Nevertheless, a welcome intensification and habitation of the high street.
nice drawings but
#2 Posted by nice drawings but on 10 May 2022 at 12:57 PM
Could the facade design be simplified and resolved please. Not too sure if the site justifies a corner condition.
Philip
#3 Posted by Philip on 10 May 2022 at 14:42 PM
I find this unnecessarily over fussy with so, so many materials and junctions. I've never understood the floaty mansard plane aesthetic!?.. The mansard is quite disappointing too. Apart from that, its great.
Ben
#4 Posted by Ben on 10 May 2022 at 20:47 PM
Bit of a dog's breakfast, much like many of the new developments in Edinburgh. Too many materials and volumes, the execution of the roof is really poor and how about limiting the window design to one or two typologies to have some uniformity? Overall pretty poor.
Wee Chantelle
#5 Posted by Wee Chantelle on 11 May 2022 at 13:38 PM
@#2 - Errr - it's in on a corner???
This is a bold contemporary interpretation of the High Street tenament it adjoins. Good response to the gap site and does well not to compete with Bryce's police station next door
Huge improvement on the 2 units that are there now.
Cue the outcry from the Porty locals that these 2 shops are part of the town's history.
I doubt CEC will have the guts to see it through tho.
Big chantelles maw
#6 Posted by Big chantelles maw on 11 May 2022 at 15:49 PM
The proposed symmetrical corner treatment gives equal weight to the main Street as it does to the lane. I don't think that is justified. Away an raffle yersel.
Wee Chantelle
#7 Posted by Wee Chantelle on 11 May 2022 at 20:34 PM
@#6 (& presumably #4) - Errr, it's not symmetrical? Have you not got tea to be making?
Big Chantelles maw
#8 Posted by Big Chantelles maw on 12 May 2022 at 08:08 AM
Suggested reading: Eye and brain by RL Gregory.. Perception is primarily dependent on viewpoint. The difference between the two images makes this very point. Perception is a good deal more nuanced than the actual geometry.

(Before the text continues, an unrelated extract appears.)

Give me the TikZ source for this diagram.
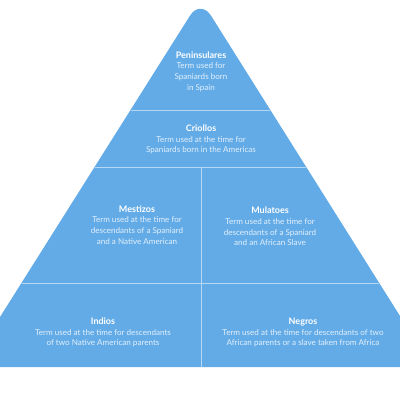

In any case, I suspect the corner exists not for contextual reasons but used as an artifice to express the two masonry walls as floating planes. Oh! They are not actually floating? Is that white 'pole' on the corner really holding something up? And so on and so on and it all begins to unravel. Maybe that's what you mean by the clichéd 'bold contemporary'
Nice render though reminds me of a Georgio Grassi drawing.